Understanding the Polar Patterns of Microphones
Simply put, a polar pattern of a mic is its directional sensitivity in which it is designed to receive sound. The common polar patterns are bi-directional, omni-directional, cardioid, super-cardioid, and hyper-cardioid.
Polar patterns are important in situations where you want to record sounds from a specific
direction while avoiding sounds from all other directions.
For example, a singer would choose a cardioid mic that focuses on front reception (sound coming from the singer), while avoiding the sound from the band coming from other directions.
Do You Need a Pop Filter for Your Microphone?
Pop filters are important in situations where you’re recording vocals, be it for singing, talking (podcast), or a narrative session.
The general purpose of using a pop filter is to reduce the impact of any ‘unwanted air’ from your mouth hitting your mic. When buying a condenser microphone, many sellers now are bundling them in a package, which includes the microphone itself, a pop filter, and a stand.
Do You Need a Microphone Stand?
Yes, and for two reasons.
The first obvious reason is, the last thing you want to o during a recording is to be holding onto your mic. Having a microphone stand/tripod will provide you with that hands-free comfort during every recording session.
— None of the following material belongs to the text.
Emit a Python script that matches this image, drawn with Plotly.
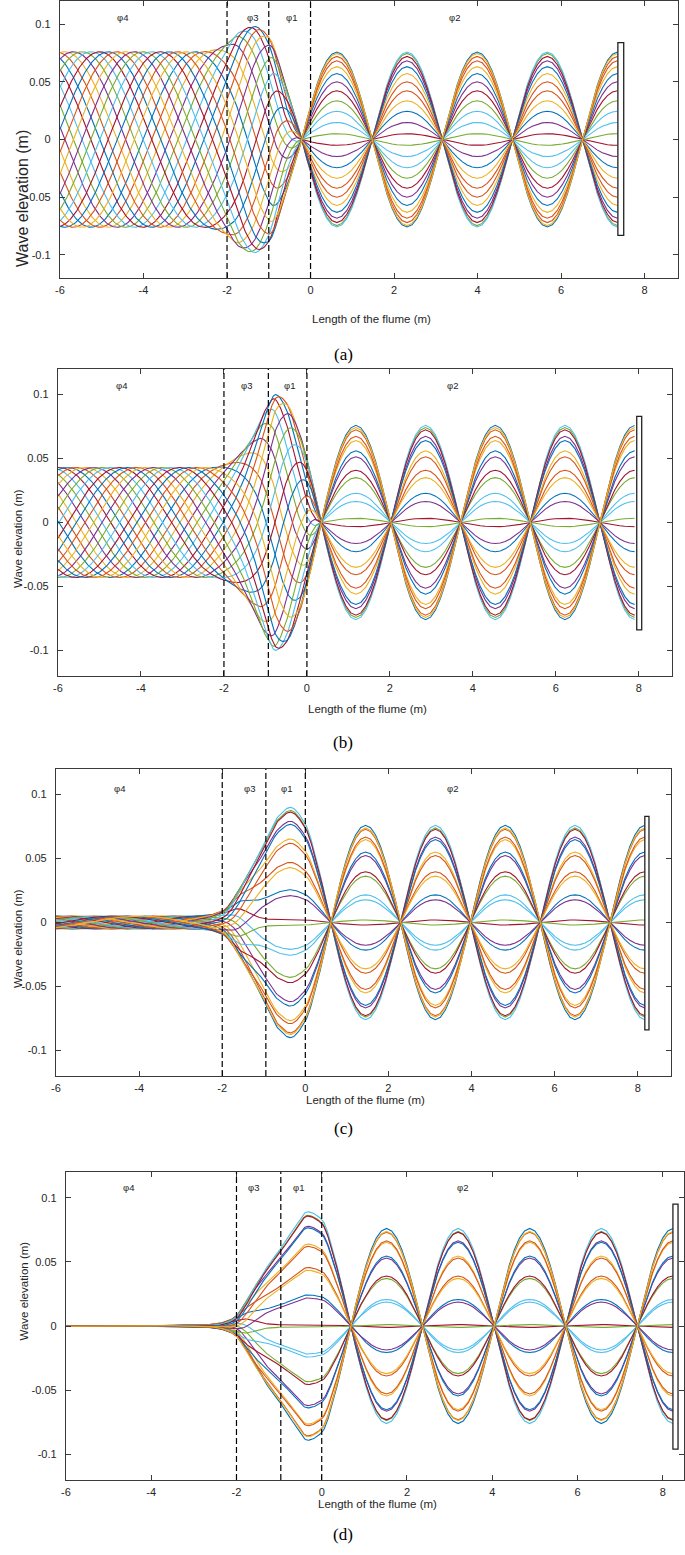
import numpy as np
import plotly.graph_objects as go

# ---------------- values ----------------
LINE_COLORS = ['#0072BD', '#D95319', '#EDB120', '#7E2F8E', '#77AC30', '#4DBEEE', '#A2142F']

panel_names = ['(a)', '(b)', '(c)', '(d)']
x_axis_max = [8.8, 8.8, 8.8, 8.5]
x_ticks = [-6, -4, -2, 0, 2, 4, 6, 8]
y_ticks = [-0.1, -0.05, 0, 0.05, 0.1]
y_tick_text = ['-0.1', '-0.05', '0', '0.05', '0.1']

# dashed region boundaries (m)
region_bounds = [[-2, -1.0, 0], [-2, -0.93, 0], [-2, -0.95, 0], [-2, -0.96, 0]]
region_label_text = ['φ4', 'φ3', 'φ1', 'φ2']
region_label_x = [[-4.5, -1.39, -0.46, 3.45], [-4.48, -1.45, -0.43, 3.5],
                  [-4.47, -1.35, -0.46, 3.53], [-4.53, -1.6, -0.54, 3.3]]
region_label_y = [0.106, 0.107, 0.105, 0.108]

# reflecting wall (curves end at wall_x), drawn as a thin box
wall_x = [7.35, 7.90, 8.17, 8.24]
wall_box_x0 = [7.36, 7.95, 8.17, 8.24]
wall_box_x1 = [7.50, 8.07, 8.27, 8.36]
wall_box_y0 = [-0.083, -0.084, -0.084, -0.096]
wall_box_y1 = [0.084, 0.083, 0.083, 0.095]

# standing wave in region phi2
standing_amp = [0.076, 0.076, 0.076, 0.076]
standing_wavelength = 3.36
first_node_x = [-0.21, 0.34, 0.61, 0.68]

# wave on the up-wave side
upwave_wavelength = 5.0
progressive_from_x = [-0.21, 0.34, -1.3, -1.6]

# snapshot phases (deg) and per-panel offset
snapshot_phase_deg = [0, 15, 30, 45, 60, 75, 90, 105, 120, 135, 150, 165,
                      180, 195, 210, 225, 240, 255, 270, 285, 300, 315, 330, 345]
phase_offset_deg = [3.8, 2.5, 1.5, 0.8]

# envelope of the wave left of the first node (x in m, amplitude in m)
env_x_a = [-6, -2.6, -2.2, -2.0, -1.7, -1.35, -1.0, -0.6, -0.21]
env_v_a = [0.076, 0.076, 0.079, 0.083, 0.093, 0.098, 0.089, 0.047, 0.0]
env_x_b = [-6, -2.3, -2.0, -1.6, -1.3, -1.0, -0.75, -0.5, -0.2, 0.0, 0.34]
env_v_b = [0.043, 0.043, 0.045, 0.054, 0.068, 0.088, 0.100, 0.094, 0.072, 0.05, 0.0]
env_x_c = [-6, -2.5, -2.0, -1.5, -1.0, -0.65, -0.36, 0.0, 0.3, 0.61]
env_v_c = [0.005, 0.005, 0.009, 0.031, 0.061, 0.083, 0.090, 0.077, 0.045, 0.0]
env_x_d = [-6, -3.0, -2.5, -2.2, -2.0, -1.8, -1.5, -1.2, -0.95, -0.65, -0.33, 0.0, 0.35, 0.68]
env_v_d = [0.0003, 0.0005, 0.0015, 0.004, 0.008, 0.018, 0.035, 0.050, 0.061, 0.076, 0.089, 0.083, 0.048, 0.0]
env_x = [env_x_a, env_x_b, env_x_c, env_x_d]
env_v = [env_v_a, env_v_b, env_v_c, env_v_d]

# panel placement in pixels (left, right, top, bottom)
panel_px = [(60, 678, 1, 278), (58, 672, 369, 676), (56, 671, 769, 1076), (66, 684, 1172, 1480)]
xtitle_y_px = [311, 709, 1108, 1512]
label_y_px = [343, 742, 1140, 1546]
ytitle_y_px = [128, 539, 939, 1343]
ytitle_x_px = [12, 10, 10, 15]
ytitle_size = [16, 11.5, 11.5, 11.5]

W, H = 685, 1555


def pchip(xk, yk, x):
    xk = np.asarray(xk, float)
    yk = np.asarray(yk, float)
    h = np.diff(xk)
    d = np.diff(yk) / h
    m = np.zeros_like(yk)
    for i in range(1, len(xk) - 1):
        if d[i - 1] * d[i] > 0:
            w1 = 2 * h[i] + h[i - 1]
            w2 = h[i] + 2 * h[i - 1]
            m[i] = (w1 + w2) / (w1 / d[i - 1] + w2 / d[i])
    m[0] = d[0]
    m[-1] = d[-1]
    idx = np.clip(np.searchsorted(xk, x, side='right') - 1, 0, len(xk) - 2)
    t = (x - xk[idx]) / h[idx]
    h00 = 2 * t**3 - 3 * t**2 + 1
    h10 = t**3 - 2 * t**2 + t
    h01 = -2 * t**3 + 3 * t**2
    h11 = t**3 - t**2
    return h00 * yk[idx] + h10 * h[idx] * m[idx] + h01 * yk[idx + 1] + h11 * h[idx] * m[idx + 1]


fig = go.Figure()
k2 = 2 * np.pi / standing_wavelength
k4 = 2 * np.pi / upwave_wavelength

for p in range(4):
    ax = '' if p == 0 else str(p + 1)
    xa, ya = 'x' + ax, 'y' + ax
    xn = first_node_x[p]
    xl = np.append(np.arange(-6.0, xn, 0.02), xn)
    xr = np.append(np.arange(xn, wall_x[p], 0.12)[1:], wall_x[p])
    env = pchip(env_x[p], env_v[p], xl)
    s = 0.15
    psi = -k4 * s * np.logaddexp(0, (progressive_from_x[p] - xl) / s)
    psi = psi - psi[-1]
    stand = standing_amp[p] * np.sin(k2 * (xr - xn))
    xs = np.concatenate([xl, xr])
    for j, ph in enumerate(snapshot_phase_deg):
        th = np.deg2rad(ph + phase_offset_deg[p])
        yl = -env * np.cos(psi - th)
        yr = stand * np.cos(th)
        fig.add_trace(go.Scatter(x=xs, y=np.concatenate([yl, yr]), mode='lines',
                                 line=dict(color=LINE_COLORS[j % 7], width=1.1),
                                 xaxis=xa, yaxis=ya, showlegend=False, hoverinfo='skip'))

    l, r, t, b = panel_px[p]
    axis_common = dict(showline=True, linecolor='#3a3a3a', linewidth=1.3, mirror='ticks',
                       ticks='inside', ticklen=5, tickwidth=1.1, tickcolor='#3a3a3a',
                       showgrid=False, zeroline=False, automargin=False,
                       tickfont=dict(family='Liberation Sans, Arial', size=11, color='#262626'))
    fig.update_layout(**{
        'xaxis' + ax: dict(domain=[l / W, r / W], range=[-6, x_axis_max[p]], anchor=ya,
                           tickvals=x_ticks, ticktext=[str(v) for v in x_ticks],
                           ticklabelstandoff=2, **axis_common),
        'yaxis' + ax: dict(domain=[1 - b / H, 1 - t / H], range=[-0.12, 0.12], anchor=xa,
                           tickvals=y_ticks, ticktext=y_tick_text, ticklabelstandoff=6,
                           **axis_common),
    })

    for xb in region_bounds[p]:
        fig.add_shape(type='line', xref=xa, yref=ya + ' domain', x0=xb, x1=xb, y0=0, y1=1,
                      line=dict(color='black', width=1.2, dash='6px,3px'))
    fig.add_shape(type='rect', xref=xa, yref=ya, x0=wall_box_x0[p], x1=wall_box_x1[p],
                  y0=wall_box_y0[p], y1=wall_box_y1[p], fillcolor='white',
                  line=dict(color='#222222', width=1.3), layer='above')
    for lx, lt in zip(region_label_x[p], region_label_text):
        fig.add_annotation(x=lx, y=region_label_y[p], xref=xa, yref=ya, text=lt, showarrow=False,
                           font=dict(family='Liberation Sans, Arial', size=9.5, color='#222222'))
    fig.add_annotation(x=((l + r) / 2 + 2) / W, y=1 - xtitle_y_px[p] / H, xref='paper', yref='paper',
                       text='Length of the flume (m)', showarrow=False,
                       font=dict(family='Liberation Sans, Arial', size=11.5, color='#262626'))
    fig.add_annotation(x=ytitle_x_px[p] / W, y=1 - ytitle_y_px[p] / H, xref='paper', yref='paper',
                       text='Wave elevation (m)', textangle=-90, showarrow=False,
                       font=dict(family='Liberation Sans, Arial', size=ytitle_size[p], color='#262626'))
    fig.add_annotation(x=343 / W, y=1 - label_y_px[p] / H, xref='paper', yref='paper',
                       text=panel_names[p], showarrow=False,
                       font=dict(family='Liberation Serif, Times New Roman', size=17, color='black'))

fig.update_layout(width=W, height=H, margin=dict(l=0, r=0, t=0, b=0, autoexpand=False),
                  template='none', paper_bgcolor='white', plot_bgcolor='white', showlegend=False)
fig.write_html('out.html', config={'displayModeBar': False},
               post_script="document.body.style.margin='0';document.body.style.padding='0';"
                           "document.documentElement.style.overflow='hidden';")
The second reason is, you want to minimize as much as possible, any vibration from getting to the microphone other than your voice (or sound source). Elevating the microphone from a surface (for example a table) with a mic holder will help.
A more professional approach is to get a shock mount. A shock mount is basically a holder that can suspend your mic with elastic fixtures, hence making it even lesser prone to vibration.
In conclusion, sound is a very subjective thing. What sounds good to someone else may not sound good to you. There is no “one-size fits all” solution when it comes to choosing a microphone, but one thing is for sure, the higher price is not always better. So start experimenting.